Unfortunately, handwriting began to decline during the 1980s. Typewriters and word processors were used for writing instead of a pen and paper. We all thought it was the wave of the future, and the advance of the technological age, but I wonder if we somehow missed the bigger picture. Schools began to eliminate handwriting courses, replacing them with typewriting and eventually computer classes, and the art of handwriting got lost in the excitement of something new. Now, it is in serious danger of disappearing altogether. As I contemplate the end of such an important part of history, and think of my Uncle Bill, and his understanding of its real importance, I realize just how big that loss really is.
After I wrote about my ancestor, Platt Spencer, who developed Spencerian Script, which was used in the United States until 1925, when the Palmer Method took over as the main penmanship, I became interested in learning how to write the Spencerian Script. As I was looking for practice sheets online, I stumbled upon another family ancestor, Enoch Noyes, who also developed a penmanship style that was used in the United States prior to the Spencerian Script. An Analytical Guide to the Art of Penmanship by Enoch Noyes, was published in 1839, and while I can’t find evidence of this style being widely used in schools, I can understand why it wouldn’t have been. Enoch Noyes focused on the elegant and ornate style of writing. He believed that penmanship really could be art. I would expect that the wealthier people might have used his style of penmanship as a way of emphasizing their stature.
The different penmanship styles of the past remind me of the vast array of font styles that are available on the computers now.

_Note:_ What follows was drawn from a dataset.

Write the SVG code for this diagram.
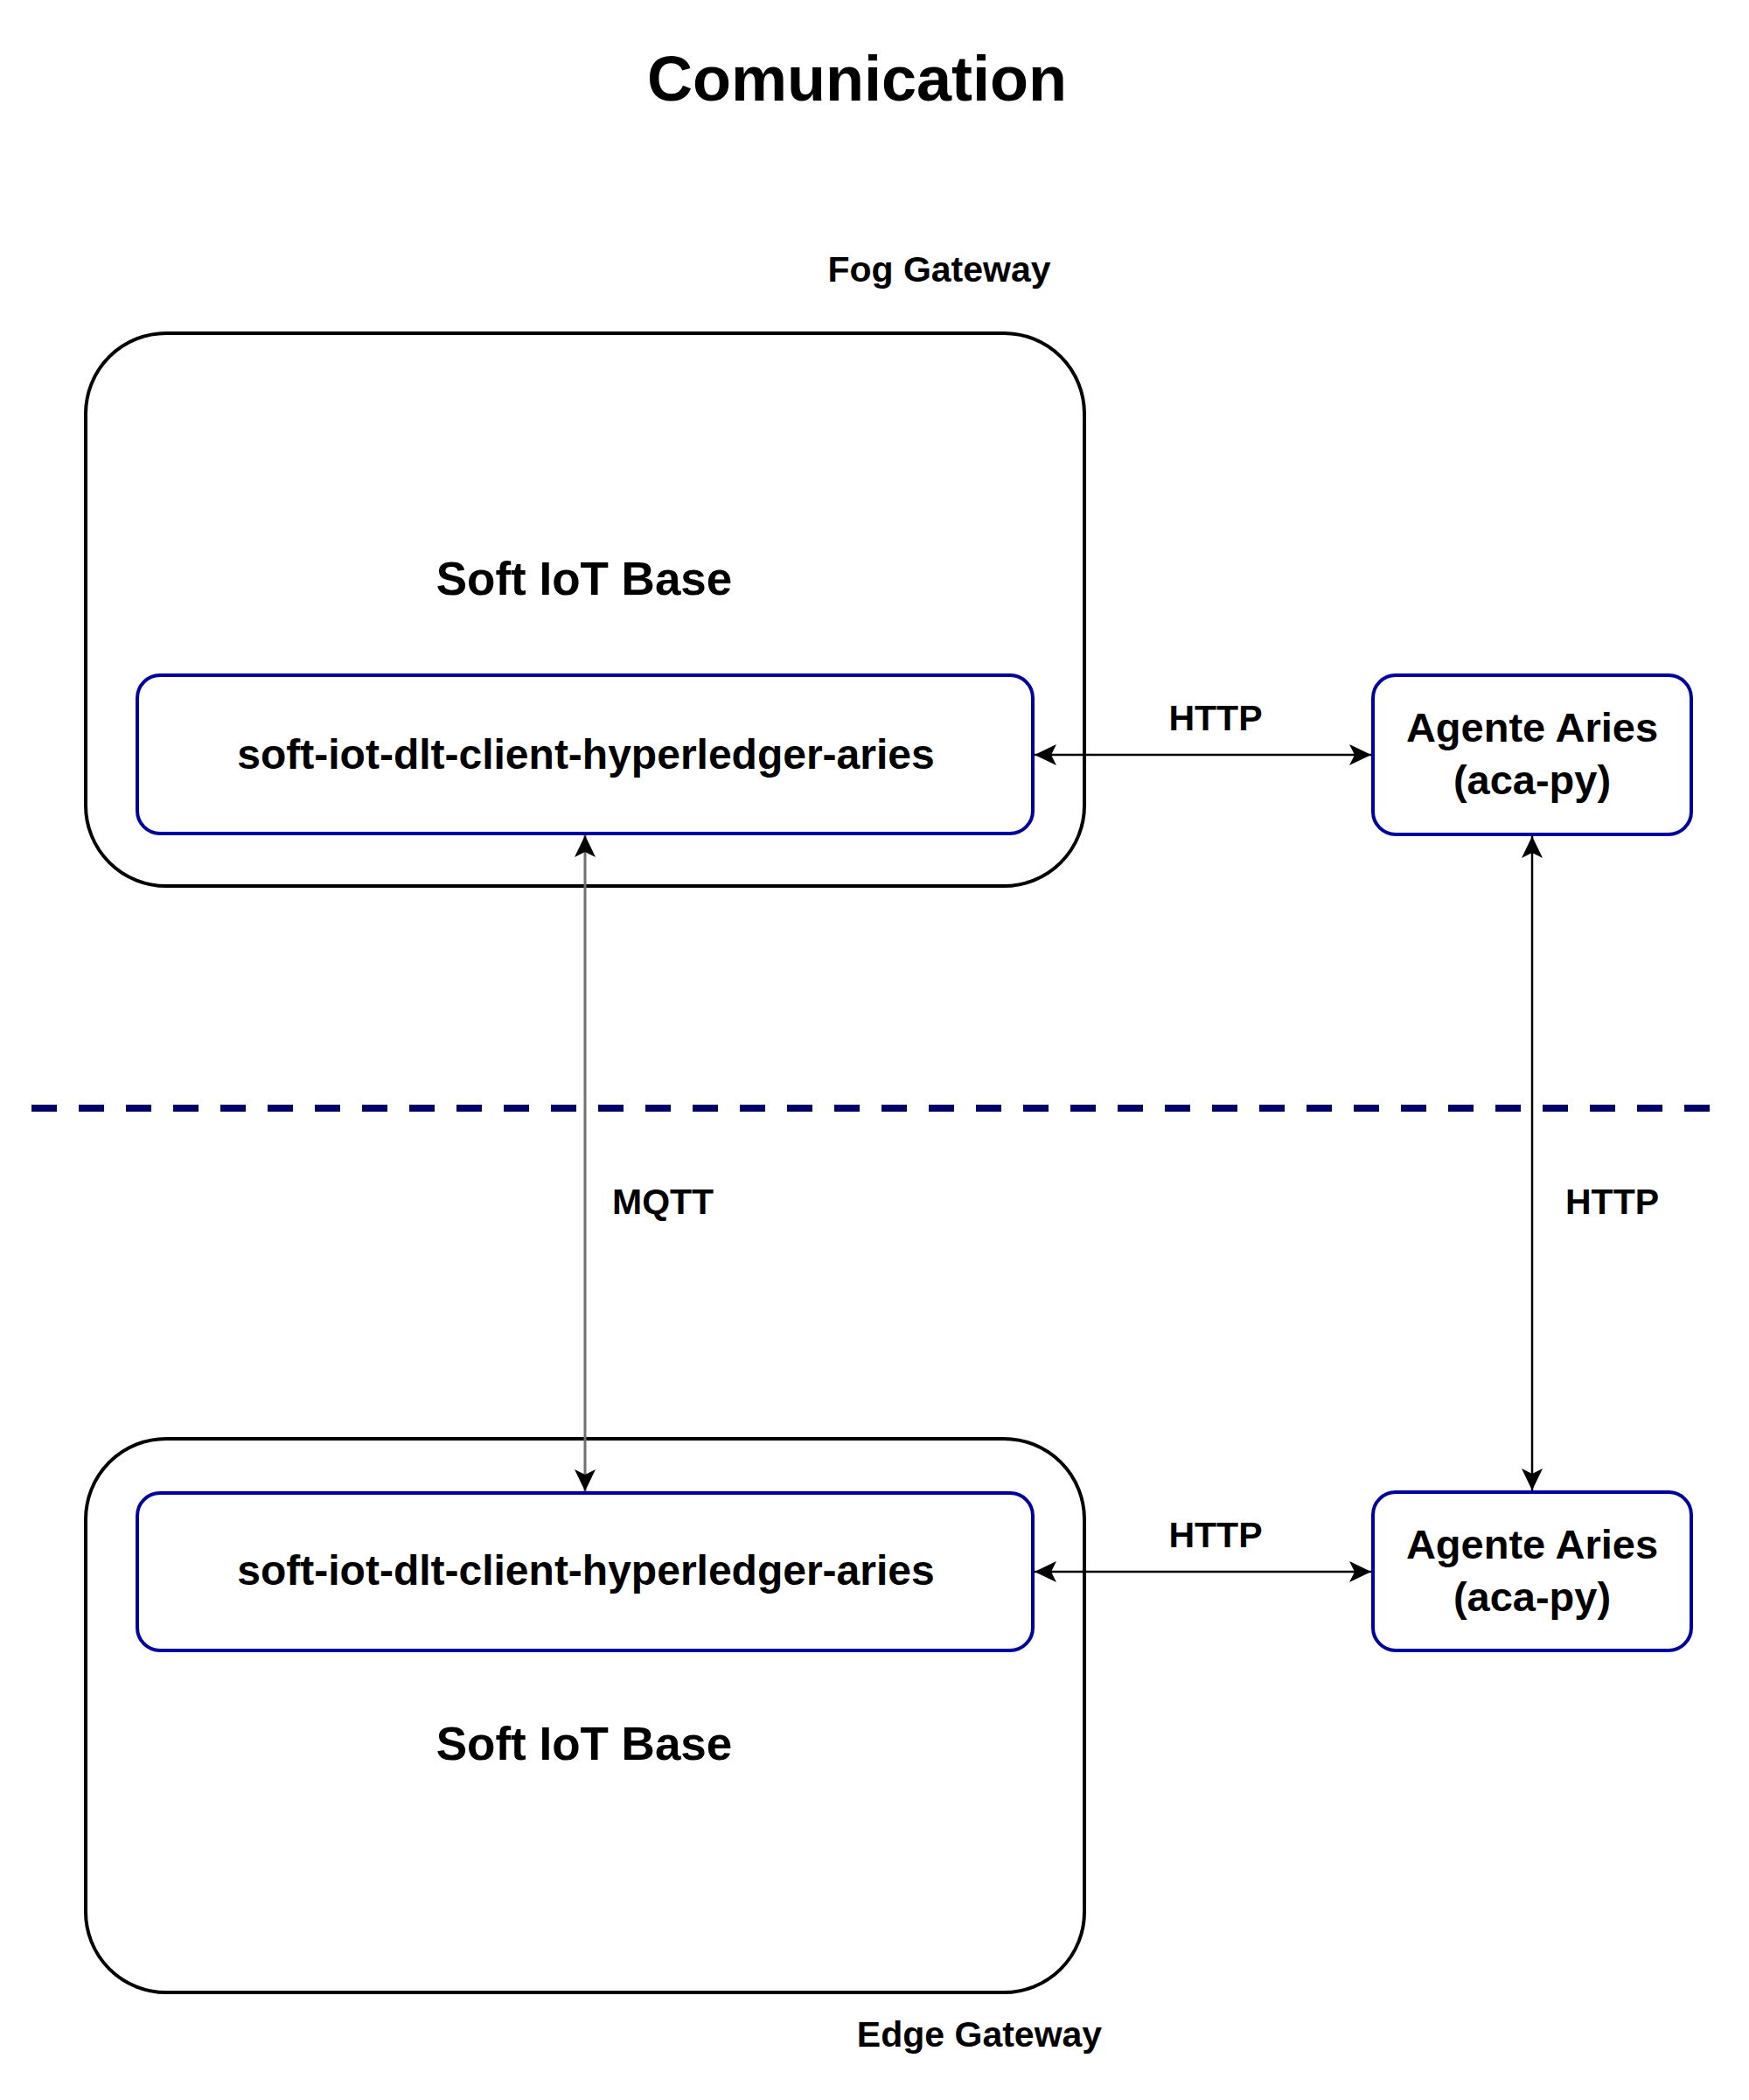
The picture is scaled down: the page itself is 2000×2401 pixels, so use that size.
<svg xmlns="http://www.w3.org/2000/svg" width="2000" height="2401" viewBox="0 0 2000 2401">
  <style>
    text { font-family: "Liberation Sans", Arial, Helvetica, sans-serif; font-weight: bold; fill: #000; }
    .outer { fill: #fff; stroke: #000; stroke-width: 4; }
    .inner { fill: #fff; stroke: #0000A0; stroke-width: 4; }
    .conn { fill: none; stroke: #000; stroke-width: 2.5; }
    .mqtt { fill: none; stroke: #707070; stroke-width: 3; }
    .title { font-size: 72px; }
    .base { font-size: 53px; }
    .comp { font-size: 48px; }
    .agent { font-size: 47px; }
    .lbl { font-size: 41px; }
  </style>
  <defs>
    <marker id="arr" viewBox="0 0 25 24" refX="25" refY="12" markerWidth="25" markerHeight="24" markerUnits="userSpaceOnUse" orient="auto-start-reverse">
      <path d="M0,0 L25,12 L0,24 L6,12 Z" fill="#000"/>
    </marker>
  </defs>
  <rect width="2000" height="2401" fill="#fff"/>

  <g id="title">
    <text class="title" x="980" y="115" text-anchor="middle">Comunication</text>
  </g>

  <g id="fog-gateway-label">
    <text class="lbl" x="1074" y="322" text-anchor="middle">Fog Gateway</text>
  </g>

  <g id="fog-soft-iot-base">
    <rect class="outer" x="98" y="381" width="1142" height="632" rx="92" ry="92"/>
    <text class="base" x="668" y="680" text-anchor="middle">Soft IoT Base</text>
  </g>

  <g id="fog-client">
    <rect class="inner" x="157" y="772" width="1024" height="181" rx="26" ry="26"/>
    <text class="comp" x="670" y="879" text-anchor="middle">soft-iot-dlt-client-hyperledger-aries</text>
  </g>

  <g id="fog-agent">
    <rect class="inner" x="1570" y="772" width="364" height="182" rx="26" ry="26"/>
    <text class="agent" x="1752" y="848" text-anchor="middle">Agente Aries</text>
    <text class="agent" x="1752" y="908" text-anchor="middle">(aca-py)</text>
  </g>

  <g id="separator">
    <line x1="36" y1="1267" x2="1966" y2="1267" stroke="#000066" stroke-width="8" stroke-dasharray="29 25"/>
  </g>

  <g id="edge-soft-iot-base">
    <rect class="outer" x="98" y="1645" width="1142" height="633" rx="92" ry="92"/>
    <text class="base" x="668" y="2012" text-anchor="middle">Soft IoT Base</text>
  </g>

  <g id="edge-client">
    <rect class="inner" x="157" y="1707" width="1024" height="180" rx="26" ry="26"/>
    <text class="comp" x="670" y="1812" text-anchor="middle">soft-iot-dlt-client-hyperledger-aries</text>
  </g>

  <g id="edge-agent">
    <rect class="inner" x="1570" y="1706" width="364" height="181" rx="26" ry="26"/>
    <text class="agent" x="1752" y="1782" text-anchor="middle">Agente Aries</text>
    <text class="agent" x="1752" y="1842" text-anchor="middle">(aca-py)</text>
  </g>

  <g id="edge-gateway-label">
    <text class="lbl" x="1120" y="2340" text-anchor="middle">Edge Gateway</text>
  </g>

  <g id="connectors">
    <line class="conn" x1="1183" y1="863" x2="1568" y2="863" marker-start="url(#arr)" marker-end="url(#arr)"/>
    <text class="lbl" x="1390" y="835" text-anchor="middle">HTTP</text>

    <line class="conn" x1="1183" y1="1797" x2="1568" y2="1797" marker-start="url(#arr)" marker-end="url(#arr)"/>
    <text class="lbl" x="1390" y="1769" text-anchor="middle">HTTP</text>

    <line class="mqtt" x1="669" y1="955" x2="669" y2="1705" marker-start="url(#arr)" marker-end="url(#arr)"/>
    <text class="lbl" x="700" y="1388">MQTT</text>

    <line class="conn" x1="1752" y1="956" x2="1752" y2="1704" marker-start="url(#arr)" marker-end="url(#arr)"/>
    <text class="lbl" x="1790" y="1388">HTTP</text>
  </g>
</svg>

The biggest difference between the two ways of writing, are that with penmanship, students are often taught one style. Each student can elaborate on the style to make it their own, and most people have done that at one point or another. With the computer fonts, it’s easy to change your font style at will, then back again. That allows the imagination to run wild to create a personalized look, and there is no need to learn how to write out the font.
As I was researching the different penmanship styles, and there are more than just the ones I have mentioned here, I was a bit surprised that there seemed to be a battle, of sorts, to have each persons own style be the accepted style of penmanship in the schools…much like trying to pick a font out of the hundreds of styles available. It made me think of a battle, or duel to be the accepted font. I suppose that sounds like a silly idea, but I can envision that very thing…complete with elegant script styles, with hands, legs, and eyes, walking the paces before turning and aiming their guns…like dueling fonts.